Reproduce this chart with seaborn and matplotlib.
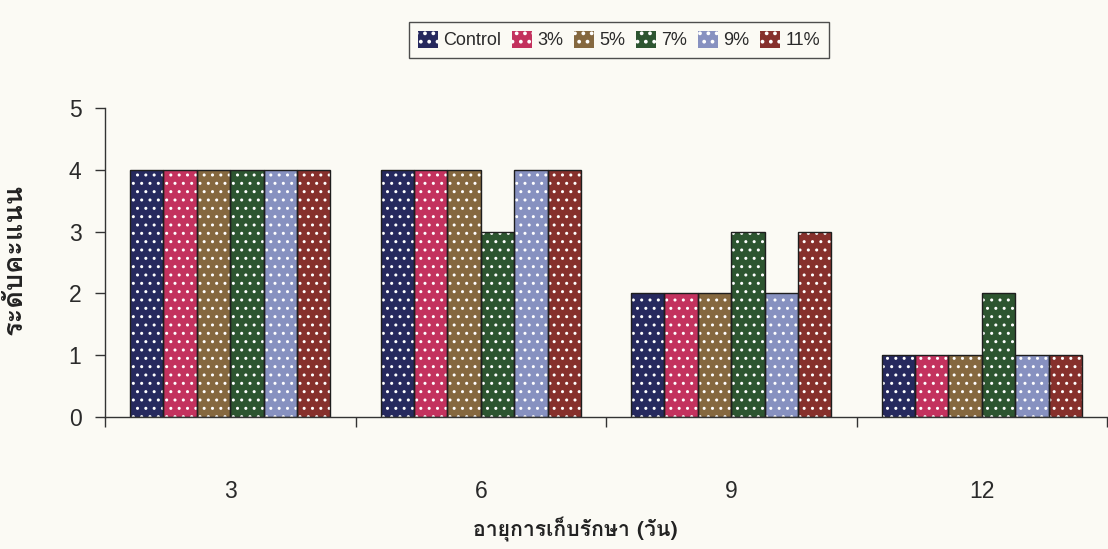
import numpy as np
import pandas as pd
import seaborn as sns
import matplotlib
matplotlib.use("Agg")
import matplotlib.pyplot as plt
from matplotlib import font_manager
from matplotlib.ft2font import FT2Font
from matplotlib.patches import Rectangle

# Storage days and treatment groups
days = ["3", "6", "9", "12"]
treatments = ["Control", "3%", "5%", "7%", "9%", "11%"]
scores = {
    "Control": [4, 4, 2, 1],
    "3%":      [4, 4, 2, 1],
    "5%":      [4, 4, 2, 1],
    "7%":      [4, 3, 3, 2],
    "9%":      [4, 4, 2, 1],
    "11%":     [4, 4, 3, 1],
}
palette = ["#26295e", "#c3325e", "#85683f", "#2d5530", "#8791c0", "#86302c"]
y_ticks = [0, 1, 2, 3, 4, 5]
x_title = "อายุการเก็บรักษา (วัน)"
y_title = "ระดับคะแนน"


def thai_family(default="DejaVu Sans"):
    """Return the first installed family that covers Thai script."""
    for fe in font_manager.fontManager.ttflist:
        try:
            if 0x0E23 in FT2Font(fe.fname).get_charmap():
                return fe.name
        except Exception:
            continue
    return default


rows = []
for t in treatments:
    for d, v in zip(days, scores[t]):
        rows.append({"day": d, "treatment": t, "score": v})
df = pd.DataFrame(rows)

sns.set_theme(style="white")
plt.rcParams["font.family"] = ["Liberation Sans", "DejaVu Sans"]
thai = thai_family()

paper = "#fbfaf4"
fig = plt.figure(figsize=(11.08, 5.49), dpi=100, facecolor=paper)
ax = fig.add_axes([105 / 1108, 1 - 417 / 549, 1002 / 1108, 309 / 549])
ax.set_facecolor(paper)

sns.barplot(data=df, x="day", y="score", hue="treatment", order=days,
            hue_order=treatments, palette=palette, width=0.8, ax=ax,
            saturation=1, legend=True)

# white dotted fill with a thin dark outline drawn on top
plt.rcParams["hatch.linewidth"] = 1.5
for p in list(ax.patches):
    if p.get_height() == 0 and p.get_width() == 0:
        continue
    p.set_hatch("..")
    p.set_edgecolor("white")
    p.set_linewidth(0)
    ax.add_patch(Rectangle((p.get_x(), p.get_y()), p.get_width(), p.get_height(),
                           fill=False, edgecolor="#1e1e1e", linewidth=1.0, zorder=p.get_zorder() + 0.1))

ax.set_xlim(-0.5, 3.5)
ax.set_ylim(0, 5)
ax.set_yticks(y_ticks)
ax.set_xticks(range(len(days)))
ax.set_xticklabels(days)
ax.set_xticks([-0.5, 0.5, 1.5, 2.5, 3.5], minor=True)
ax.tick_params(axis="x", which="major", length=0, pad=45.5, labelsize=16.5, labelcolor="#2a2a2a")
ax.tick_params(axis="x", which="minor", length=7, width=1, color="#333333", direction="out", bottom=True)
ax.tick_params(axis="y", which="major", length=7, width=1, color="#333333", direction="out", left=True,
               labelsize=16.5, labelcolor="#2a2a2a", pad=10)
ax.set_xlabel("")
ax.set_ylabel("")
for side in ("top", "right"):
    ax.spines[side].set_visible(False)
for side in ("left", "bottom"):
    ax.spines[side].set_color("#333333")
    ax.spines[side].set_linewidth(1.0)

# legend boxed across the top
handles, labels = ax.get_legend_handles_labels()
ax.legend_.remove()
for h in handles:
    h.set_hatch("..")
    h.set_edgecolor("white")
    h.set_linewidth(0)
leg = fig.legend(handles, labels, loc="center", bbox_to_anchor=(619 / 1108, 1 - 40 / 549),
                 ncol=6, frameon=True, fancybox=False, fontsize=13, handlelength=1.1,
                 handleheight=1.1, handletextpad=0.3, columnspacing=0.6, borderpad=0.5)
leg.get_frame().set_edgecolor("#222222")
leg.get_frame().set_linewidth(1.0)
leg.get_frame().set_facecolor(paper)
for t in leg.get_texts():
    t.set_color("#2a2a2a")

fig.text(575 / 1108, 1 - 530 / 549, x_title, ha="center", va="center",
         fontsize=15.3, fontweight="bold", family=[thai, "DejaVu Sans"], color="#222222")
fig.text(15 / 1108, 1 - 259 / 549, y_title, ha="center", va="center", rotation=90,
         fontsize=19.5, fontweight="bold", family=[thai, "DejaVu Sans"], color="#222222")

fig.savefig("out.png", dpi=100, facecolor=paper)
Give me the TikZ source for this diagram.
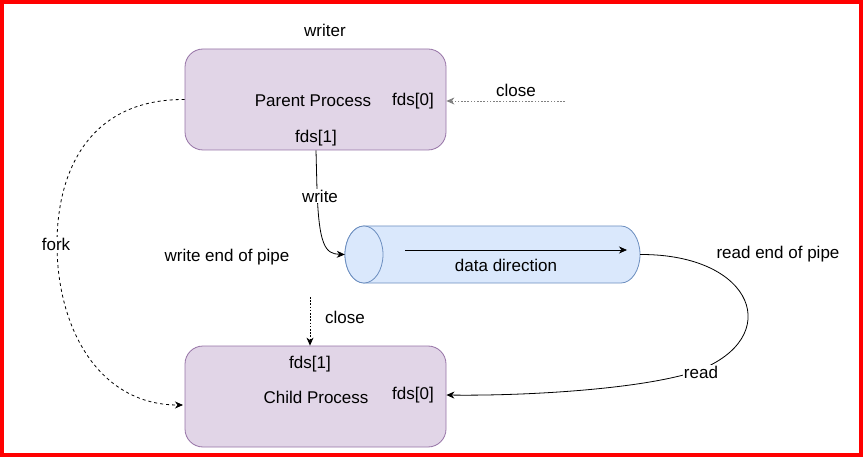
\documentclass[tikz,border=0pt]{standalone}
\usepackage{fontspec}
\setmainfont{Liberation Sans}
\usetikzlibrary{arrows.meta}
\definecolor{procfill}{HTML}{E1D5E7}
\definecolor{procdraw}{HTML}{9673A6}
\definecolor{pipefill}{HTML}{DAE8FC}
\definecolor{pipedraw}{HTML}{6C8EBF}

\begin{document}
\begin{tikzpicture}[
    x=1pt, y=-1pt,
    process/.style={rectangle, draw=procdraw, fill=procfill, rounded corners=18pt, minimum width=261pt, minimum height=101pt, line width=0.8pt},
    pipebox/.style={rectangle, inner sep=0pt, minimum width=295pt, minimum height=57pt},
    pipeline/.style={draw=pipedraw, fill=pipefill, line width=0.8pt},
    lbl/.style={inner sep=1pt},
    onlbl/.style={inner sep=1pt, fill=white},
    arrow/.style={line width=0.8pt, -{Stealth[length=8pt, width=7pt, inset=2.5pt]}},
    dotarrow/.style={arrow, dash pattern=on 1.6pt off 1.6pt},
    dasharrow/.style={arrow, dash pattern=on 3pt off 3pt},
    every node/.style={font=\fontsize{17}{20}\selectfont}
]
\useasboundingbox (0,0) rectangle (865,465);
\draw[red, line width=4pt] (2,2) rectangle (861,455);

% Nodes
\node[process] (parent) at (315.5,99.5) {};
\node[process] (child) at (315.5,396.5) {};
\node[pipebox] (pipe) at (492.5,254.5) {};
% pipe drawn as a lying cylinder
\draw[pipeline] (364,226) -- (621,226) arc[start angle=-90, end angle=90, x radius=19, y radius=28.5]
    -- (364,283) arc[start angle=90, end angle=270, x radius=19, y radius=28.5] -- cycle;
\draw[pipeline] (364,254.5) ellipse [x radius=19, y radius=28.5];

\node[lbl] (writer) at (325,30) {writer};
\node[lbl] (ptext) at (313,101) {Parent Process};
\node[lbl] (pfds0) at (413,101) {fds[0]};
\node[lbl] (pfds1) at (316,138) {fds[1]};
\node[lbl] (pclose) at (516,90) {close};
\node[lbl] (wend) at (227,257) {write end of pipe};
\node[lbl] (ddir) at (506,265) {data direction};
\node[lbl] (rend) at (778,254) {read end of pipe};
\node[lbl] (cclose) at (345,317) {close};
\node[lbl] (cfds1) at (310,364) {fds[1]};
\node[lbl] (ctext) at (316,397) {Child Process};
\node[lbl] (cfds0) at (413,395) {fds[0]};

\coordinate (pcstart) at (565,101);
\coordinate (ccstart) at (310,297);
\coordinate (forkin) at (183,405);
\coordinate (ddA) at (405,250);
\coordinate (ddB) at (627,250);

% Arrows
\draw[dotarrow, gray] (pcstart) -- (parent.east |- pcstart);
\draw[dotarrow] (ccstart) -- (ccstart |- child.north);
\draw[arrow] (ddA) -- (ddB);
\draw[arrow] (pfds1 |- parent.south) -- (317,190) .. controls (319,245) and (325,254) .. (pipe.west);
\node[onlbl] (write) at (320,196) {write};
\draw[dasharrow] (parent.west) .. controls (90,99) and (57,170) .. (57,244) .. controls (57,330) and (100,405) .. (forkin);
\node[onlbl] (fork) at (56,244) {fork};
\draw[arrow] (pipe.east) .. controls (755,254) and (785,338) .. (697,371) .. controls (640,390) and (520,396) .. (child.east |- cfds0);
\node[onlbl] (read) at (701,372) {read};

\end{tikzpicture}
\end{document}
===
Aim of the task: Skip the pictures and restate exactly the lines from the beginning of the listing to the line with "from matplotlib.patches import Rectangle", that line included.

Exercise solution:
Reproduce this chart with seaborn and matplotlib.
import numpy as np
import pandas as pd
import seaborn as sns
import matplotlib
matplotlib.use("Agg")
import matplotlib.pyplot as plt
from matplotlib import font_manager
from matplotlib.ft2font import FT2Font
from matplotlib.patches import Rectangle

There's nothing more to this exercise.